My question is related to Java language. This is what I got:
interface I1{}
interface I2{}
class C1 implements I1{}
class C3 extends C1 implements I2{}
When
     C1 01;
     C3 o3;
     I1 i1;
etc
And now it turns out that I2 i2 = (I2) i1; is right because at run time i1 actually refers to an object that implements I2.
 But I don't get it. Interfaces have no relationships between one another, so how can you cast it to an adjacent interface?
There is no more code, it is simply a drill in order to prepare for Java certification.
Best regards
If you cast an Integer to a String, the compiler can stop that as illegal, but, since a class can implement a variety of interfaces, the compiler can't know if you are trangressing when you cast one interface type to another. Consider this code:
I1 i1 = getI1();
if (i1 instanceof I2) {
  I2 i2 = (I2) i1;
}
If the Java compiler didn't allow casts from one interface to another, this perfectly legitimate piece of code wouldn't compile.

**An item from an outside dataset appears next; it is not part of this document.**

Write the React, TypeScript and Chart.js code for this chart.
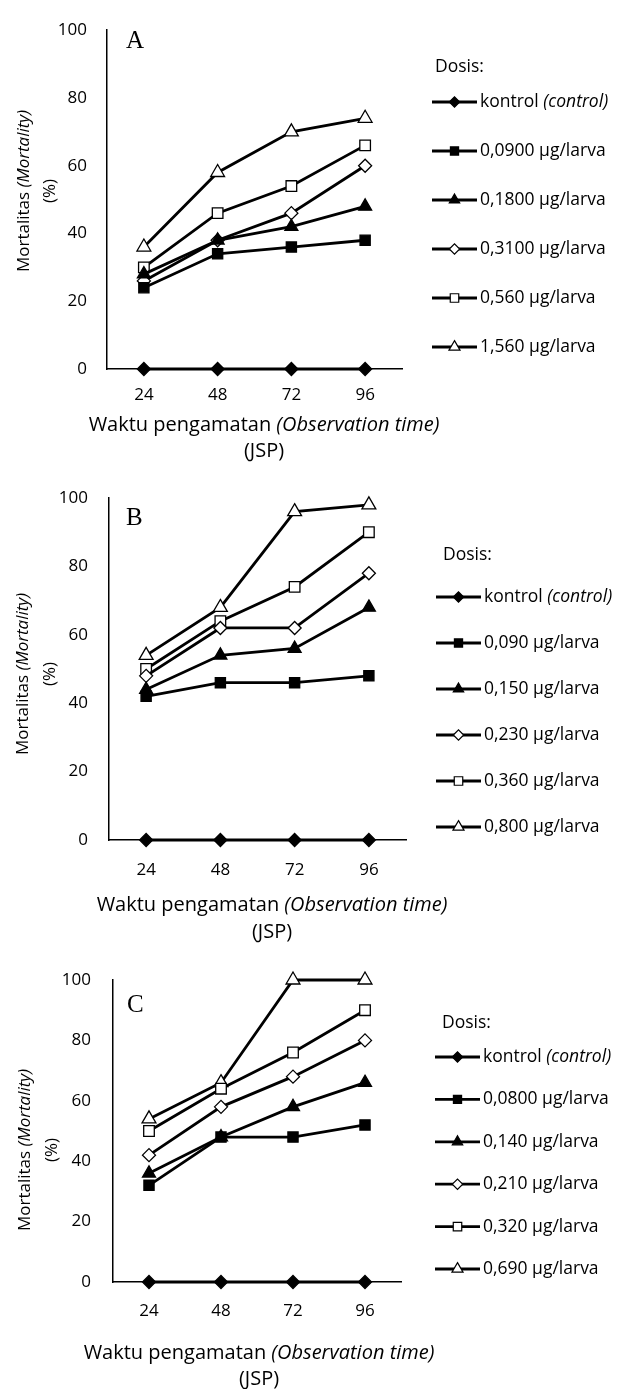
import React, { useEffect, useRef } from 'react';
import { Chart, registerables, PointElement } from 'chart.js';

Chart.register(...registerables);

// ---------- DATA ----------
const times = ['24', '48', '72', '96'];
const yTickValues = [0, 20, 40, 60, 80, 100];

const dosesA = ['kontrol (control)', '0,0900 µg/larva', '0,1800 µg/larva', '0,3100 µg/larva', '0,560 µg/larva', '1,560 µg/larva'];
const dosesB = ['kontrol (control)', '0,090 µg/larva', '0,150 µg/larva', '0,230 µg/larva', '0,360 µg/larva', '0,800 µg/larva'];
const dosesC = ['kontrol (control)', '0,0800 µg/larva', '0,140 µg/larva', '0,210 µg/larva', '0,320 µg/larva', '0,690 µg/larva'];

const controlA = [0, 0, 0, 0];
const dose1A = [24, 34, 36, 38];
const dose2A = [28, 38, 42, 48];
const dose3A = [26, 38, 46, 60];
const dose4A = [30, 46, 54, 66];
const dose5A = [36, 58, 70, 74];

const controlB = [0, 0, 0, 0];
const dose1B = [42, 46, 46, 48];
const dose2B = [44, 54, 56, 68];
const dose3B = [48, 62, 62, 78];
const dose4B = [50, 64, 74, 90];
const dose5B = [54, 68, 96, 98];

const controlC = [0, 0, 0, 0];
const dose1C = [32, 48, 48, 52];
const dose2C = [36, 48, 58, 66];
const dose3C = [42, 58, 68, 80];
const dose4C = [50, 64, 76, 90];
const dose5C = [54, 66, 100, 100];

const yTitle: [string, boolean][] = [['Mortalitas ', false], ['(Mortality)', true]];
const yTitle2 = '(%)';
const xTitle: [string, boolean][] = [['Waktu pengamatan ', false], ['(Observation time)', true]];
const xTitle2 = '(JSP)';
const legendTitle = 'Dosis:';

// ---------- STYLES ----------
const FONT = '"Open Sans", "Noto Sans", sans-serif';
const markerStyles = [
  { pointStyle: 'rectRot', fill: '#000', radius: 6.5 },
  { pointStyle: 'rect', fill: '#000', radius: 7.2 },
  { pointStyle: 'triangle', fill: '#000', radius: 7.5 },
  { pointStyle: 'rectRot', fill: '#fff', radius: 6.5 },
  { pointStyle: 'rect', fill: '#fff', radius: 7.5 },
  { pointStyle: 'triangle', fill: '#fff', radius: 8 },
];

function segs(label: string): [string, boolean][] {
  const m = label.match(/^(.*?)(\(.*\))$/);
  if (m && label.startsWith('kontrol')) return [[m[1], false], [m[2], true]];
  return [[label, false]];
}

function drawMixed(ctx: CanvasRenderingContext2D, parts: [string, boolean][], x: number, y: number, size: number, align: 'left' | 'center') {
  const fonts = parts.map(([, it]) => `${it ? 'italic ' : ''}${size}px ${FONT}`);
  let total = 0;
  const widths = parts.map(([t], i) => { ctx.font = fonts[i]; const w = ctx.measureText(t).width; total += w; return w; });
  let cx = align === 'center' ? x - total / 2 : x;
  ctx.textAlign = 'left';
  ctx.textBaseline = 'middle';
  parts.forEach(([t], i) => { ctx.font = fonts[i]; ctx.fillText(t, cx, y); cx += widths[i]; });
}

type PanelCfg = {
  letter: string;
  doses: string[];
  series: number[][];
  canvasTop: number;
  height: number;
  top: number; left: number; right: number; bottom: number;
  xPad: number; yPad: number;
  letterPos: [number, number];
  yTitleX: [number, number]; yTitleY: number;
  xTitleX: number; xTitleY: [number, number];
  legendX: number; legendTitleX: number; legendTitleY: number; legendY0: number; legendStep: number;
};

function Panel({ cfg }: { cfg: PanelCfg }) {
  const ref = useRef<HTMLCanvasElement>(null);
  useEffect(() => {
    const canvas = ref.current!;
    const overlay = {
      id: 'overlay',
      afterDraw(chart: any) {
        const ctx: CanvasRenderingContext2D = chart.ctx;
        ctx.save();
        ctx.fillStyle = '#000';
        // panel letter
        ctx.font = `25px "Liberation Serif", "Times New Roman", serif`;
        ctx.textAlign = 'left';
        ctx.textBaseline = 'alphabetic';
        ctx.fillText(cfg.letter, cfg.letterPos[0], cfg.letterPos[1]);
        // x title
        drawMixed(ctx, xTitle, cfg.xTitleX, cfg.xTitleY[0], 20, 'center');
        drawMixed(ctx, [[xTitle2, false]], cfg.xTitleX, cfg.xTitleY[1], 20, 'center');
        // y title
        ctx.save();
        ctx.translate(cfg.yTitleX[0], cfg.yTitleY);
        ctx.rotate(-Math.PI / 2);
        drawMixed(ctx, yTitle, 0, 0, 17, 'center');
        ctx.restore();
        ctx.save();
        ctx.translate(cfg.yTitleX[1], cfg.yTitleY);
        ctx.rotate(-Math.PI / 2);
        drawMixed(ctx, [[yTitle2, false]], 0, 0, 17, 'center');
        ctx.restore();
        // legend
        drawMixed(ctx, [[legendTitle, false]], cfg.legendTitleX, cfg.legendTitleY, 17.5, 'left');
        const area = { left: 0, right: 622, top: 0, bottom: 2000 };
        chart.data.datasets.forEach((ds: any, i: number) => {
          const y = cfg.legendY0 + i * cfg.legendStep;
          const x0 = cfg.legendX;
          ctx.strokeStyle = '#000';
          ctx.lineWidth = 2.8;
          ctx.beginPath();
          ctx.moveTo(x0, y);
          ctx.lineTo(x0 + 45, y);
          ctx.stroke();
          const pt: any = new (PointElement as any)({
            x: x0 + 22.5,
            y,
            options: {
              pointStyle: ds.pointStyle,
              radius: ds.pointRadius * 0.8,
              rotation: 0,
              borderWidth: 1.2,
              borderColor: '#000',
              backgroundColor: ds.pointBackgroundColor,
            },
          });
          pt.draw(ctx, area);
          ctx.fillStyle = '#000';
          drawMixed(ctx, segs(ds.label), x0 + 48, y, 17.5, 'left');
        });
        ctx.restore();
      },
    };
    const chart = new Chart(canvas, {
      type: 'line',
      data: {
        labels: times,
        datasets: cfg.series.map((vals, i) => ({
          label: cfg.doses[i],
          data: vals,
          borderColor: '#000',
          borderWidth: 2.8,
          pointStyle: markerStyles[i].pointStyle as any,
          pointRadius: markerStyles[i].radius,
          pointBackgroundColor: markerStyles[i].fill,
          pointBorderColor: '#000',
          pointBorderWidth: 1.3,
          tension: 0,
          clip: false as any,
        })),
      },
      options: {
        animation: false,
        responsive: false,
        maintainAspectRatio: false,
        layout: { padding: { top: cfg.top, right: 622 - cfg.right, left: 0, bottom: 0 } },
        plugins: { legend: { display: false }, tooltip: { enabled: false } },
        scales: {
          x: {
            type: 'category',
            offset: true,
            grid: { display: false, drawTicks: false },
            border: { display: true, color: '#000', width: 1.5 },
            ticks: { color: '#000', font: { family: FONT, size: 17 }, padding: cfg.xPad },
            afterFit: (s: any) => { s.height = cfg.height - cfg.bottom; },
          },
          y: {
            min: 0,
            max: 100,
            grid: { display: false, drawTicks: false },
            border: { display: true, color: '#000', width: 1.5 },
            afterBuildTicks: (s: any) => { s.ticks = yTickValues.map((v) => ({ value: v })); },
            ticks: { color: '#000', font: { family: FONT, size: 17 }, padding: cfg.yPad },
            afterFit: (s: any) => { s.width = cfg.left; },
          },
        },
      },
      plugins: [overlay],
    });
    return () => chart.destroy();
  }, [cfg]);
  return (
    <canvas
      ref={ref}
      width={622}
      height={cfg.height}
      style={{ position: 'absolute', left: 0, top: cfg.canvasTop, display: 'block', width: 622, height: cfg.height }}
    />
  );
}

const panels: PanelCfg[] = [
  {
    letter: 'A', doses: dosesA, series: [controlA, dose1A, dose2A, dose3A, dose4A, dose5A],
    canvasTop: 0, height: 465, top: 16, left: 107, right: 402, bottom: 369, xPad: 16, yPad: 20,
    letterPos: [126, 48], yTitleX: [24, 50], yTitleY: 191, xTitleX: 264, xTitleY: [425, 451],
    legendX: 432, legendTitleX: 435, legendTitleY: 67, legendY0: 102, legendStep: 49,
  },
  {
    letter: 'B', doses: dosesB, series: [controlB, dose1B, dose2B, dose3B, dose4B, dose5B],
    canvasTop: 465, height: 482, top: 33, left: 109, right: 406, bottom: 375, xPad: 20, yPad: 21,
    letterPos: [126, 60], yTitleX: [23, 50], yTitleY: 209, xTitleX: 272, xTitleY: [440, 467],
    legendX: 436, legendTitleX: 443, legendTitleY: 90, legendY0: 132, legendStep: 46,
  },
  {
    letter: 'C', doses: dosesC, series: [controlC, dose1C, dose2C, dose3C, dose4C, dose5C],
    canvasTop: 935, height: 454, top: 45, left: 113, right: 401, bottom: 347, xPad: 19, yPad: 22,
    letterPos: [127, 77], yTitleX: [25, 52], yTitleY: 215, xTitleX: 259, xTitleY: [418, 444],
    legendX: 435, legendTitleX: 442, legendTitleY: 88, legendY0: 122, legendStep: 42.4,
  },
];

export default function App() {
  return (
    <div style={{ position: 'absolute', left: 0, top: 0, width: 622, height: 1389, background: '#fff' }}>
      {panels.map((p) => <Panel key={p.letter} cfg={p} />)}
    </div>
  );
}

I2 i2 = (I2) i1; means: I know that the concrete runtime type of the object referenced by i1 implements the I2 interface, so I would like to reference it as an I2. If the concrete runtime type of i1 indeed implements I2, the cast will succeed. 
The fact that I1 and I2 have nothing in common doesn't matter. What matters is the actual concrete runtime type of the object referenced by i1.